Who is John Owen?

John Owen (1616-83) is the most important English puritan theologian. With his eighty published works of poetry, political intervention, biblical commentary, and theology extending to almost 8 million words in English and Latin, he might also be one of the most voluminous authors of the seventeenth century.

We’re currently in a golden age of John Owen studies, with recent volumes by Tim Cooper, John Tweeddale, Martyn Cowan, and Ryan McGraw being published by Ashgate, T&T Clark, Routledge and Palgrave Macmillan. I‘ve written a 170,000-word biographical study, John Owen and English Puritanism: Experiences of defeat (Oxford University Press, 2016), and An introduction to John Owen (Crossway, 2020), a 40,000-word primer, which should be a more accessible entry point into his life and thought. This has been translated into Portuguese and should shortly appear in Korean. With John Tweeddale, I co-edited The T&T Clark companion to John Owen (T&T Clark, 2022), a 250,000-word readers’ companion that pulls together work by many of those who have made the most significant contribution to Owen studies in recent years.

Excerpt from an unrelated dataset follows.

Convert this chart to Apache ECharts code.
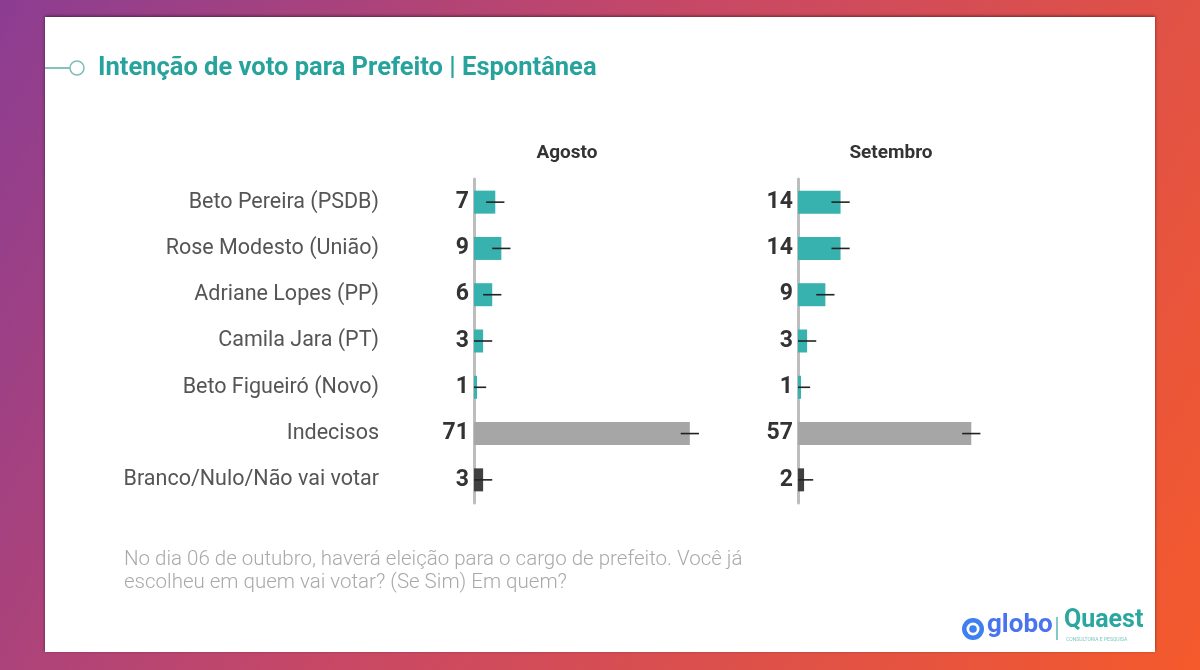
<!DOCTYPE html>
<html><head><meta charset="utf-8">
<script src="https://cdn.jsdelivr.net/npm/echarts@6/dist/echarts.min.js"></script>
<style>html,body{margin:0;padding:0;}#c{width:1200px;height:670px;}</style>
</head><body><div id="c"></div>
<script>
const categories = ['Beto Pereira (PSDB)','Rose Modesto (União)','Adriane Lopes (PP)','Camila Jara (PT)','Beto Figueiró (Novo)','Indecisos','Branco/Nulo/Não vai votar'];
const agosto = [7, 9, 6, 3, 1, 71, 3];
const setembro = [14, 14, 9, 3, 1, 57, 2];
const margin = 3;
const periods = ['Agosto', 'Setembro'];
const barColors = ['#38b2ae','#38b2ae','#38b2ae','#38b2ae','#38b2ae','#a6a6a6','#404040'];

const chart = echarts.init(document.getElementById('c'));
const font = 'Roboto';
const gridLefts = [474, 798];
const grids = gridLefts.map(l => ({left: l, top: 179, width: 304, height: 324}));

function errData(vals){ return vals.map((v,i)=>[i, Math.max(0, v-margin), v+margin]); }

const series = [];
[agosto, setembro].forEach((vals, g) => {
  series.push({
    type: 'bar', xAxisIndex: g, yAxisIndex: g, barWidth: 23,
    data: vals.map((v,i)=>({value: v, itemStyle:{color: barColors[i]}})),
    label: {show: true, position: 'left', distance: 5, color: '#333', fontFamily: font, fontWeight: 'bold', fontSize: 23},
    silent: true, animation: false, z: 2
  });
  series.push({
    type: 'custom', xAxisIndex: g, yAxisIndex: g, z: 3, animation: false, silent: true,
    data: errData(vals),
    renderItem: function(params, api){
      const a = api.coord([api.value(1), api.value(0)]);
      const b = api.coord([api.value(2), api.value(0)]);
      return {type:'line', shape:{x1:a[0], y1:a[1], x2:b[0], y2:b[1]}, style:{stroke:'#222', lineWidth:1.6}};
    }
  });
});

chart.setOption({
  animation: false,
  graphic: [
    {type:'rect', z:-10, shape:{x:0,y:0,width:1200,height:670}, style:{fill:{type:'linear',x:0,y:0,x2:1,y2:1,colorStops:[{offset:0,color:'#8c3d92'},{offset:0.45,color:'#c84865'},{offset:1,color:'#f55a2c'}]}}},
    {type:'rect', z:-9, shape:{x:45,y:17,width:1110,height:635}, style:{fill:'#ffffff', shadowBlur:3, shadowColor:'rgba(0,0,0,0.5)', shadowOffsetY:-1}},
    {type:'line', z:5, shape:{x1:45,y1:68,x2:70,y2:68}, style:{stroke:'#5aaea9', lineWidth:1.5}},
    {type:'circle', z:5, shape:{cx:77,cy:68,r:7}, style:{fill:'#fff', stroke:'#7cbdb9', lineWidth:1.5}},
    {type:'text', z:5, left:98, top:56, style:{text:'Intenção de voto para Prefeito | Espontânea', fill:'#27a39d', font:'bold 25.5px Roboto'}},
    {type:'text', z:5, left:124, top:548, style:{text:'No dia 06 de outubro, haverá eleição para o cargo de prefeito. Você já\nescolheu em quem vai votar? (Se Sim) Em quem?', fill:'#a9a9a9', font:'300 20.5px Roboto', lineHeight:23}},
    {type:'circle', z:5, shape:{cx:973,cy:629,r:11}, style:{fill:'#3f7ff0'}},
    {type:'circle', z:6, shape:{cx:973,cy:629,r:6.5}, style:{fill:'#fff'}},
    {type:'circle', z:7, shape:{cx:973,cy:629,r:3.8}, style:{fill:'#3f7ff0'}},
    {type:'text', z:5, left:987, top:612, style:{text:'globo', fill:'#4a74ef', font:'bold 26px Roboto'}},
    {type:'line', z:5, shape:{x1:1057,y1:617,x2:1057,y2:640}, style:{stroke:'#2ea7a0', lineWidth:1.2}},
    {type:'text', z:5, left:1064, top:608, style:{text:'Quaest', fill:'#2aa8a0', font:'bold 25px Roboto'}},
    {type:'text', z:5, left:1066, top:637, style:{text:'CONSULTORIA E PESQUISA', fill:'#7cc8c2', font:'5px Roboto'}}
  ],
  title: [
    {text: periods[0], left: 562, top: 139, textAlign: 'center', textStyle:{fontFamily: font, fontWeight:'bold', fontSize:19, color:'#333'}},
    {text: periods[1], left: 886, top: 139, textAlign: 'center', textStyle:{fontFamily: font, fontWeight:'bold', fontSize:19, color:'#333'}}
  ],
  grid: grids,
  xAxis: [0,1].map(g => ({gridIndex: g, type:'value', min:0, max:100, show:false})),
  yAxis: [0,1].map(g => ({
    gridIndex: g, type:'category', data: categories, inverse: true,
    axisLine:{show:true, lineStyle:{color:'#bdbdbd', width:3}},
    axisTick:{show:false},
    axisLabel:{show: g===0, margin: 95, color:'#555', fontFamily: font, fontSize: 21.5, align:'right'}
  })),
  series: series
});
</script></body></html>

I am currently writing John Owen’s social network: Friends, rivals, and the literary culture of nonconformity, Routledge Studies in Early Modern Authorship (London: Routledge, contracted for 2024), which looks at the significance of his complex relationships with writers including John Milton, Richard Baxter, Lucy Hutchinson, Andrew Marvell and John Bunyan. The first fruits of this project are available as “John Owen’s Milton,” Milton Quarterly (2021); “Lucy Hutchinson’s theological writings,” Review of English Studies (2020); “The experience of dissent: John Owen and congregational life in revolutionary and Restoration London,” in Michael Davies, Anne Dunan-Page and Joel Halcombe (eds), Church life in seventeenth-century England: Pastors, congregations, and the experience of dissent (Oxford: Oxford University Press, 2019), pp. 119-35; “John Owen, Lucy Hutchinson, and the experience of defeat,” The Seventeenth Century 30 (2015), pp. 179-90; and “John Owen, Renaissance man? The evidence of Edward Millington’s Bibliotheca Oweniana (1684),” Westminster Theological Journal72:2 (2010), pp. 321-32.